═════ Input for this task ═════
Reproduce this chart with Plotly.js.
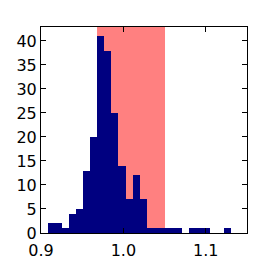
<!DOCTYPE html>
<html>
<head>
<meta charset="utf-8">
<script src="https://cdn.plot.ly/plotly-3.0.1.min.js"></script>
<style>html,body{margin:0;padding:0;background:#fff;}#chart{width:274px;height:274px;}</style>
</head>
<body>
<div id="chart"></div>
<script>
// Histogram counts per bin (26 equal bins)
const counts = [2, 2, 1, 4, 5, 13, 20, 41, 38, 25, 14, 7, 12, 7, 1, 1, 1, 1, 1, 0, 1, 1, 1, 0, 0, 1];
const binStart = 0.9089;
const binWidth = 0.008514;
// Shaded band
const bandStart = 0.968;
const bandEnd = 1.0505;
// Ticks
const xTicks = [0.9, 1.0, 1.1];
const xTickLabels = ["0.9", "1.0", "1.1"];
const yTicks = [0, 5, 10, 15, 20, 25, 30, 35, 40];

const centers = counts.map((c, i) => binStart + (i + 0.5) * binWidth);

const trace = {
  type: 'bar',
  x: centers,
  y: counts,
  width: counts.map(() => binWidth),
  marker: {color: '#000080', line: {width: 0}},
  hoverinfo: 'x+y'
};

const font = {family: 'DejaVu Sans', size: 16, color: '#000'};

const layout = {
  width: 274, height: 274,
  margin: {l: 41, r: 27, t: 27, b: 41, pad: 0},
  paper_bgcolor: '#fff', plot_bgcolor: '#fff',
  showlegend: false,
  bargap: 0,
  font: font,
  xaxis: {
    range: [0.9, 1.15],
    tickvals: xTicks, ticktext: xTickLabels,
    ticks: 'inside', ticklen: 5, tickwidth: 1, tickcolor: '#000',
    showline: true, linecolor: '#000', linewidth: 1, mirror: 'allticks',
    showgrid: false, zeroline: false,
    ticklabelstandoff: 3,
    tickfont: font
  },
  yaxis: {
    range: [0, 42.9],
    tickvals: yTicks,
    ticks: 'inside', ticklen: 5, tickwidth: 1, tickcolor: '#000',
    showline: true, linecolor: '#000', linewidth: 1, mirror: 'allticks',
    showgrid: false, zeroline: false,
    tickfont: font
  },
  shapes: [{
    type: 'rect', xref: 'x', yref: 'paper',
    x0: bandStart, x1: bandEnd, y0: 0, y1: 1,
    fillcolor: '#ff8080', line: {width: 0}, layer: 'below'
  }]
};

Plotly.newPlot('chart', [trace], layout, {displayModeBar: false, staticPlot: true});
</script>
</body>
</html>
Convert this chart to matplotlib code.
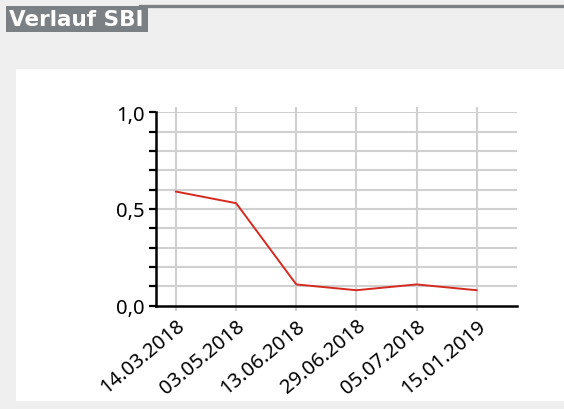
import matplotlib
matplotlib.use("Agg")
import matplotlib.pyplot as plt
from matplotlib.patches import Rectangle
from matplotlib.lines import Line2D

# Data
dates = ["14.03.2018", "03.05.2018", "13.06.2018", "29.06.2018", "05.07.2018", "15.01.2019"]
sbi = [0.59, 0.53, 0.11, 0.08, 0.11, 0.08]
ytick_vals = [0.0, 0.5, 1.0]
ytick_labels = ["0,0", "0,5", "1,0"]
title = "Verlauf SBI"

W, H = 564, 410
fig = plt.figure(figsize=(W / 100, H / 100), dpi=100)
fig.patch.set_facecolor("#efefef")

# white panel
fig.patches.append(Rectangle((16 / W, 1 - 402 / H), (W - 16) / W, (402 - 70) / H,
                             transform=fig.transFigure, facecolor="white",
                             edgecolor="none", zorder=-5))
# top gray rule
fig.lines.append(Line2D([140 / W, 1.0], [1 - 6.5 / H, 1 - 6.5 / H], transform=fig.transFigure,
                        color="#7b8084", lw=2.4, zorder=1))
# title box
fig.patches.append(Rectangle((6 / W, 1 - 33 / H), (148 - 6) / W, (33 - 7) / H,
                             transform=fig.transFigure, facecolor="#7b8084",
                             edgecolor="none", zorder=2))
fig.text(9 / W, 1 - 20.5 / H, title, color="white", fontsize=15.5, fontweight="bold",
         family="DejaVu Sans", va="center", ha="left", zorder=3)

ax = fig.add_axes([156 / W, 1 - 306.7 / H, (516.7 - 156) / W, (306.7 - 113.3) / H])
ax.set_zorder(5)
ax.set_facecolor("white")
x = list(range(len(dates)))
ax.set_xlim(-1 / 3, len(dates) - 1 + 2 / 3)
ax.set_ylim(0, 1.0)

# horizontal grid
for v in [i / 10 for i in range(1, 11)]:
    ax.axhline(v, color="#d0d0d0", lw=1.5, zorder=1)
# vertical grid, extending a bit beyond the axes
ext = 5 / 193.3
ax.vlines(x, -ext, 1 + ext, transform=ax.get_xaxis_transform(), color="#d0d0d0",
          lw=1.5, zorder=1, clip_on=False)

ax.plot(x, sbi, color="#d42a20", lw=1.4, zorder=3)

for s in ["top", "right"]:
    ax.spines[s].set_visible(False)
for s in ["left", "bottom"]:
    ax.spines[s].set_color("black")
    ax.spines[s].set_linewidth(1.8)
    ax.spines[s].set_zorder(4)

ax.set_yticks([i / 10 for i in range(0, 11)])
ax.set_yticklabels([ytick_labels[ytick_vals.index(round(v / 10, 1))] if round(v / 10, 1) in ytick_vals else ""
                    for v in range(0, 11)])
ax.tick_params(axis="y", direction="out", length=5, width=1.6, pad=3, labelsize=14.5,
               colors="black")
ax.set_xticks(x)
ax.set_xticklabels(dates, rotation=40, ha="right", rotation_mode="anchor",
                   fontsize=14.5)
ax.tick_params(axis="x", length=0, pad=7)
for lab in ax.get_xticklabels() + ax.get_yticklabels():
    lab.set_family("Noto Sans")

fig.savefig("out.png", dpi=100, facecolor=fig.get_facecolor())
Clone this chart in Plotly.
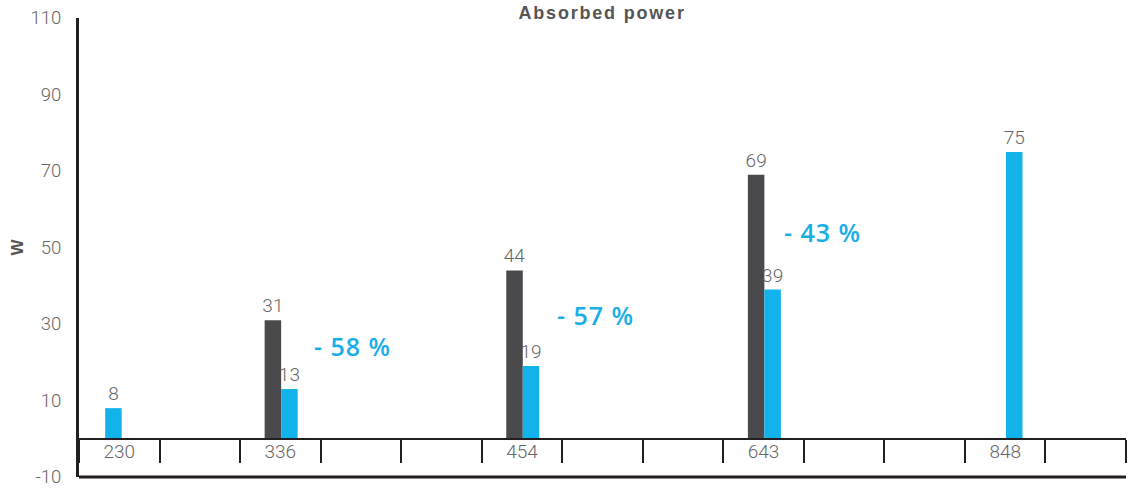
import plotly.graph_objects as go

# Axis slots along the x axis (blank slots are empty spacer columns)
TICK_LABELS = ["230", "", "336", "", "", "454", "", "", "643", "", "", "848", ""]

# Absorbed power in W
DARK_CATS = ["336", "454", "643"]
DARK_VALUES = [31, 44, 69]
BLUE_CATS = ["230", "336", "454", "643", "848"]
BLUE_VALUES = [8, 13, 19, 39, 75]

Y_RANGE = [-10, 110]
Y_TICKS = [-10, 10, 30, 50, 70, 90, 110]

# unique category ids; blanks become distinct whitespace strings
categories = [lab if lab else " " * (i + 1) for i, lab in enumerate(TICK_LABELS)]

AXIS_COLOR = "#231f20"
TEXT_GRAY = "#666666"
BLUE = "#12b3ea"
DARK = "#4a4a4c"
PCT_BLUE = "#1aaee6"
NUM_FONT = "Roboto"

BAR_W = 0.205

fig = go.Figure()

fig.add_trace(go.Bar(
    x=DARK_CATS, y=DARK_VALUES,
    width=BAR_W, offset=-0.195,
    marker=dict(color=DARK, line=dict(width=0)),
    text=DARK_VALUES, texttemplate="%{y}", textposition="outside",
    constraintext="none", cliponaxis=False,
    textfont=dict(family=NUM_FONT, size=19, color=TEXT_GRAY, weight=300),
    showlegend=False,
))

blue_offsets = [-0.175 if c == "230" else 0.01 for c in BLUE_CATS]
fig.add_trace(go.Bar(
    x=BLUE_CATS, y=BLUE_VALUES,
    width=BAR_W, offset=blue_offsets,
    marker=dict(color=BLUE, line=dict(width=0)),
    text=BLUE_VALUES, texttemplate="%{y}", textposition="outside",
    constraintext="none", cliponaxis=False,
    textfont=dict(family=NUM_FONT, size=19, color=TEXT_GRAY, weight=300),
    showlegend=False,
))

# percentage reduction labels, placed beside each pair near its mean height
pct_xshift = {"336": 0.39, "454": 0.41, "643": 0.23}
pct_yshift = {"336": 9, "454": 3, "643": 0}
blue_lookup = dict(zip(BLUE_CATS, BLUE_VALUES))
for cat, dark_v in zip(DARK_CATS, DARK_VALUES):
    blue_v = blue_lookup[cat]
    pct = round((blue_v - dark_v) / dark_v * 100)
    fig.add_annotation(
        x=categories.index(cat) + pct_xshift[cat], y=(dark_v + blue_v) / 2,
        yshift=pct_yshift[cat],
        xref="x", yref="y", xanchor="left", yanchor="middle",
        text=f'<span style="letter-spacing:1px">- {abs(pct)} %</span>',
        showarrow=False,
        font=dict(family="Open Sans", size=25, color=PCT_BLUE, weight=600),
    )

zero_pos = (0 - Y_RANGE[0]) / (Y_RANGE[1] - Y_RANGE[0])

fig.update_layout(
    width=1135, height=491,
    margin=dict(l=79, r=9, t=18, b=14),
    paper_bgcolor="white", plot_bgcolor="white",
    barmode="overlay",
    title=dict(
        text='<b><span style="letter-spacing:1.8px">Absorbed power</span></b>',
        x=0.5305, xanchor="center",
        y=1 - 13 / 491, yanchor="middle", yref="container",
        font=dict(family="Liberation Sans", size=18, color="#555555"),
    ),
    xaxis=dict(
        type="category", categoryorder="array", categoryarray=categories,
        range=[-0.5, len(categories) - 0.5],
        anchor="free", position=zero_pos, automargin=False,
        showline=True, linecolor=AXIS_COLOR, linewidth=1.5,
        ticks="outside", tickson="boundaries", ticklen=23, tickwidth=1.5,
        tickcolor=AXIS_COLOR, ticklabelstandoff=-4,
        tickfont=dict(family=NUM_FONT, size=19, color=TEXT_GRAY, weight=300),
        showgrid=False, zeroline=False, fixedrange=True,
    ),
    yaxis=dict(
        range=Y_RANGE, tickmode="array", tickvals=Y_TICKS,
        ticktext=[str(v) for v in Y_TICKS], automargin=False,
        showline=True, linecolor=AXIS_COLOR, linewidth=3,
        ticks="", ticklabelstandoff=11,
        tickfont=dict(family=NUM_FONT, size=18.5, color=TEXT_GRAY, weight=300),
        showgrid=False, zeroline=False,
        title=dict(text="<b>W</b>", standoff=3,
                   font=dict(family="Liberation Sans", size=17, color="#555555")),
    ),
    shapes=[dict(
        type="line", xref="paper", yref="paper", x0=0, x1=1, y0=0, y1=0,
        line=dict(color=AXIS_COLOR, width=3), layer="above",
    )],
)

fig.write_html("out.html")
═════
__Exercise__
Only the lines from the one holding "Clone this chart in Plotly." to the one holding "fig = go.Figure()" should be returned, both included and exactly as written, with no pictures.

__Answer to the task__
Clone this chart in Plotly.
import plotly.graph_objects as go

# Axis slots along the x axis (blank slots are empty spacer columns)
TICK_LABELS = ["230", "", "336", "", "", "454", "", "", "643", "", "", "848", ""]

# Absorbed power in W
DARK_CATS = ["336", "454", "643"]
DARK_VALUES = [31, 44, 69]
BLUE_CATS = ["230", "336", "454", "643", "848"]
BLUE_VALUES = [8, 13, 19, 39, 75]

Y_RANGE = [-10, 110]
Y_TICKS = [-10, 10, 30, 50, 70, 90, 110]

# unique category ids; blanks become distinct whitespace strings
categories = [lab if lab else " " * (i + 1) for i, lab in enumerate(TICK_LABELS)]

AXIS_COLOR = "#231f20"
TEXT_GRAY = "#666666"
BLUE = "#12b3ea"
DARK = "#4a4a4c"
PCT_BLUE = "#1aaee6"
NUM_FONT = "Roboto"

BAR_W = 0.205

fig = go.Figure()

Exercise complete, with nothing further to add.